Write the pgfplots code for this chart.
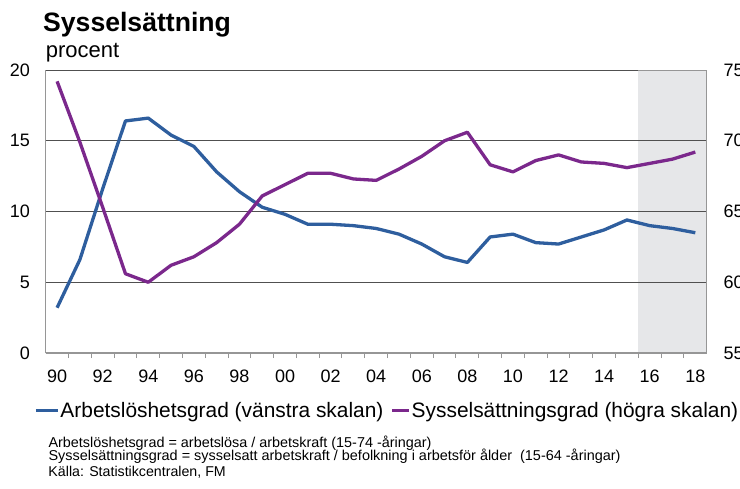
\documentclass[border=0pt]{standalone}
\usepackage{graphicx}
\usepackage{fontspec}
\setmainfont{Liberation Sans}
\usepackage{pgfplots}
\pgfplotsset{compat=1.18}

\definecolor{ablue}{RGB}{46,94,158}
\definecolor{apurple}{RGB}{123,40,140}
\definecolor{shadegray}{RGB}{230,231,233}
\definecolor{gridgray}{RGB}{80,80,80}
\definecolor{axisgray}{RGB}{150,150,150}

\pgfplotsset{
    longkey/.style={legend image code/.code={\draw[##1, line width=3.3pt] (0pt,0pt) -- (22pt,0pt);}},
    shortkey/.style={legend image code/.code={\draw[##1, line width=3.3pt] (0pt,0pt) -- (17pt,0pt);}},
}

% Arbetsloshetsgrad, vanstra skalan (procent)
\pgfplotstableread{
year val
1990 3.2
1991 6.6
1992 11.6
1993 16.4
1994 16.6
1995 15.4
1996 14.6
1997 12.8
1998 11.4
1999 10.3
2000 9.8
2001 9.1
2002 9.1
2003 9.0
2004 8.8
2005 8.4
2006 7.7
2007 6.8
2008 6.4
2009 8.2
2010 8.4
2011 7.8
2012 7.7
2013 8.2
2014 8.7
2015 9.4
2016 9.0
2017 8.8
2018 8.5
}\unemp

% Sysselsattningsgrad, hogra skalan (procent)
\pgfplotstableread{
year val
1990 74.2
1991 69.9
1992 65.3
1993 60.6
1994 60.0
1995 61.2
1996 61.8
1997 62.8
1998 64.1
1999 66.1
2000 66.9
2001 67.7
2002 67.7
2003 67.3
2004 67.2
2005 68.0
2006 68.9
2007 70.0
2008 70.6
2009 68.3
2010 67.8
2011 68.6
2012 69.0
2013 68.5
2014 68.4
2015 68.1
2016 68.4
2017 68.7
2018 69.2
}\employ

\begin{document}
\begin{tikzpicture}

\begin{axis}[
    set layers,
    scale only axis,
    width=661pt, height=283pt,
    xmin=1989.5, xmax=2018.5,
    ymin=0, ymax=20,
    axis x line*=bottom, axis y line*=left,
    axis line style={axisgray, line width=1.3pt},
    xtick={1990,1992,...,2018},
    xticklabels={90,92,94,96,98,00,02,04,06,08,10,12,14,16,18},
    minor xtick={1990.5,1991.5,...,2017.5},
    major tick length=0pt, minor tick length=5pt,
    tick align=outside,
    minor tick style={axisgray, line width=1pt},
    ytick={0,5,...,20},
    ymajorgrids,
    major grid style={gridgray, line width=0.9pt},
    tick label style={font=\fontsize{18}{18}\selectfont},
    /pgf/number format/assume math mode=true,
    yticklabel style={anchor=east, inner sep=0pt, xshift=-15.7pt},
    xticklabel style={anchor=north, inner sep=0pt, yshift=-17pt},
    legend columns=2,
    legend cell align=left,
    legend style={
        at={(-0.0177,-0.2025)}, anchor=west,
        draw=none, fill=none, inner sep=0pt,
        column sep=1pt,
        nodes={inner sep=0pt},
        font=\fontsize{20.9}{24}\selectfont,
        /tikz/column 2/.style={column sep=7pt},
    },
]
\begin{pgfonlayer}{axis background}
\fill[shadegray] (axis cs:2015.5,0) rectangle (axis cs:2018.5,20);
\end{pgfonlayer}
\draw[axisgray, line width=1.3pt] (axis cs:2015.5,20) -- (axis cs:2018.5,20);

\addplot[ablue, line width=3.3pt, line join=round, longkey] table[x=year, y=val] {\unemp};
\addlegendentry{Arbetslöshetsgrad (vänstra skalan)}
\addlegendimage{apurple, line width=3.3pt, shortkey}
\addlegendentry{Sysselsättningsgrad (högra skalan)}
\end{axis}

\begin{axis}[
    scale only axis,
    width=661pt, height=283pt,
    xmin=1989.5, xmax=2018.5,
    ymin=55, ymax=75,
    axis x line=none, axis y line*=right,
    axis line style={axisgray, line width=1.3pt},
    ytick={55,60,...,75},
    major tick length=0pt,
    tick label style={font=\fontsize{18}{18}\selectfont},
    /pgf/number format/assume math mode=true,
    yticklabel style={anchor=west, inner sep=0pt, xshift=16.7pt},
]
\addplot[apurple, line width=3.3pt, line join=round] table[x=year, y=val] {\employ};
\end{axis}

\node[anchor=base west, inner sep=0pt, font=\bfseries\fontsize{26.6}{30}\selectfont] at (-2.7pt,321.3pt) {Sysselsättning};
\node[anchor=base west, inner sep=0pt, font=\fontsize{22}{26}\selectfont] at (0pt,295.7pt) {procent};

\node[anchor=base west, inner sep=0pt, font=\fontsize{14.3}{16}\selectfont] at (2.6pt,-94.3pt)
    {\resizebox{383pt}{\height}{Arbetslöshetsgrad = arbetslösa / arbetskraft (15-74 -åringar)}};
\node[anchor=base west, inner sep=0pt, font=\fontsize{14.3}{16}\selectfont] at (2.6pt,-107pt)
    {\resizebox{572pt}{\height}{Sysselsättningsgrad = sysselsatt arbetskraft / befolkning i arbetsför ålder\ \ (15-64 -åringar)}};
\node[anchor=base west, inner sep=0pt, font=\fontsize{14.2}{16}\selectfont] at (2.6pt,-123.7pt)
    {Källa: Statistikcentralen, FM};

\pgfresetboundingbox
\path[use as bounding box] (-45.7pt,-135pt) rectangle (694.3pt,353pt);
\end{tikzpicture}
\end{document}
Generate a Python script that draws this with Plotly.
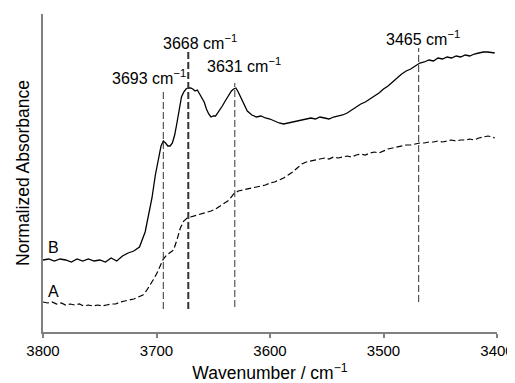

- **Written task**
Keep every word of the data as it is when you write it out, but drop the pictures.

- **Result below**
Write the pgfplots code for this chart.
\documentclass[border=0pt]{standalone}
\usepackage{graphicx}
\usepackage{fontspec}
\setmainfont{Liberation Sans}
\usepackage{pgfplots}
\pgfplotsset{compat=1.18}

\definecolor{ablue}{RGB}{46,94,158}
\definecolor{apurple}{RGB}{123,40,140}
\definecolor{shadegray}{RGB}{230,231,233}
\definecolor{gridgray}{RGB}{80,80,80}
\definecolor{axisgray}{RGB}{150,150,150}

\pgfplotsset{
    longkey/.style={legend image code/.code={\draw[##1, line width=3.3pt] (0pt,0pt) -- (22pt,0pt);}},
    shortkey/.style={legend image code/.code={\draw[##1, line width=3.3pt] (0pt,0pt) -- (17pt,0pt);}},
}

% Arbetsloshetsgrad, vanstra skalan (procent)
\pgfplotstableread{
year val
1990 3.2
1991 6.6
1992 11.6
1993 16.4
1994 16.6
1995 15.4
1996 14.6
1997 12.8
1998 11.4
1999 10.3
2000 9.8
2001 9.1
2002 9.1
2003 9.0
2004 8.8
2005 8.4
2006 7.7
2007 6.8
2008 6.4
2009 8.2
2010 8.4
2011 7.8
2012 7.7
2013 8.2
2014 8.7
2015 9.4
2016 9.0
2017 8.8
2018 8.5
}\unemp

% Sysselsattningsgrad, hogra skalan (procent)
\pgfplotstableread{
year val
1990 74.2
1991 69.9
1992 65.3
1993 60.6
1994 60.0
1995 61.2
1996 61.8
1997 62.8
1998 64.1
1999 66.1
2000 66.9
2001 67.7
2002 67.7
2003 67.3
2004 67.2
2005 68.0
2006 68.9
2007 70.0
2008 70.6
2009 68.3
2010 67.8
2011 68.6
2012 69.0
2013 68.5
2014 68.4
2015 68.1
2016 68.4
2017 68.7
2018 69.2
}\employ

\begin{document}
\begin{tikzpicture}

\begin{axis}[
    set layers,
    scale only axis,
    width=661pt, height=283pt,
    xmin=1989.5, xmax=2018.5,
    ymin=0, ymax=20,
    axis x line*=bottom, axis y line*=left,
    axis line style={axisgray, line width=1.3pt},
    xtick={1990,1992,...,2018},
    xticklabels={90,92,94,96,98,00,02,04,06,08,10,12,14,16,18},
    minor xtick={1990.5,1991.5,...,2017.5},
    major tick length=0pt, minor tick length=5pt,
    tick align=outside,
    minor tick style={axisgray, line width=1pt},
    ytick={0,5,...,20},
    ymajorgrids,
    major grid style={gridgray, line width=0.9pt},
    tick label style={font=\fontsize{18}{18}\selectfont},
    /pgf/number format/assume math mode=true,
    yticklabel style={anchor=east, inner sep=0pt, xshift=-15.7pt},
    xticklabel style={anchor=north, inner sep=0pt, yshift=-17pt},
    legend columns=2,
    legend cell align=left,
    legend style={
        at={(-0.0177,-0.2025)}, anchor=west,
        draw=none, fill=none, inner sep=0pt,
        column sep=1pt,
        nodes={inner sep=0pt},
        font=\fontsize{20.9}{24}\selectfont,
        /tikz/column 2/.style={column sep=7pt},
    },
]
\begin{pgfonlayer}{axis background}
\fill[shadegray] (axis cs:2015.5,0) rectangle (axis cs:2018.5,20);
\end{pgfonlayer}
\draw[axisgray, line width=1.3pt] (axis cs:2015.5,20) -- (axis cs:2018.5,20);

\addplot[ablue, line width=3.3pt, line join=round, longkey] table[x=year, y=val] {\unemp};
\addlegendentry{Arbetslöshetsgrad (vänstra skalan)}
\addlegendimage{apurple, line width=3.3pt, shortkey}
\addlegendentry{Sysselsättningsgrad (högra skalan)}
\end{axis}

\begin{axis}[
    scale only axis,
    width=661pt, height=283pt,
    xmin=1989.5, xmax=2018.5,
    ymin=55, ymax=75,
    axis x line=none, axis y line*=right,
    axis line style={axisgray, line width=1.3pt},
    ytick={55,60,...,75},
    major tick length=0pt,
    tick label style={font=\fontsize{18}{18}\selectfont},
    /pgf/number format/assume math mode=true,
    yticklabel style={anchor=west, inner sep=0pt, xshift=16.7pt},
]
\addplot[apurple, line width=3.3pt, line join=round] table[x=year, y=val] {\employ};
\end{axis}

\node[anchor=base west, inner sep=0pt, font=\bfseries\fontsize{26.6}{30}\selectfont] at (-2.7pt,321.3pt) {Sysselsättning};
\node[anchor=base west, inner sep=0pt, font=\fontsize{22}{26}\selectfont] at (0pt,295.7pt) {procent};

\node[anchor=base west, inner sep=0pt, font=\fontsize{14.3}{16}\selectfont] at (2.6pt,-94.3pt)
    {\resizebox{383pt}{\height}{Arbetslöshetsgrad = arbetslösa / arbetskraft (15-74 -åringar)}};
\node[anchor=base west, inner sep=0pt, font=\fontsize{14.3}{16}\selectfont] at (2.6pt,-107pt)
    {\resizebox{572pt}{\height}{Sysselsättningsgrad = sysselsatt arbetskraft / befolkning i arbetsför ålder\ \ (15-64 -åringar)}};
\node[anchor=base west, inner sep=0pt, font=\fontsize{14.2}{16}\selectfont] at (2.6pt,-123.7pt)
    {Källa: Statistikcentralen, FM};

\pgfresetboundingbox
\path[use as bounding box] (-45.7pt,-135pt) rectangle (694.3pt,353pt);
\end{tikzpicture}
\end{document}
Generate a Python script that draws this with Plotly.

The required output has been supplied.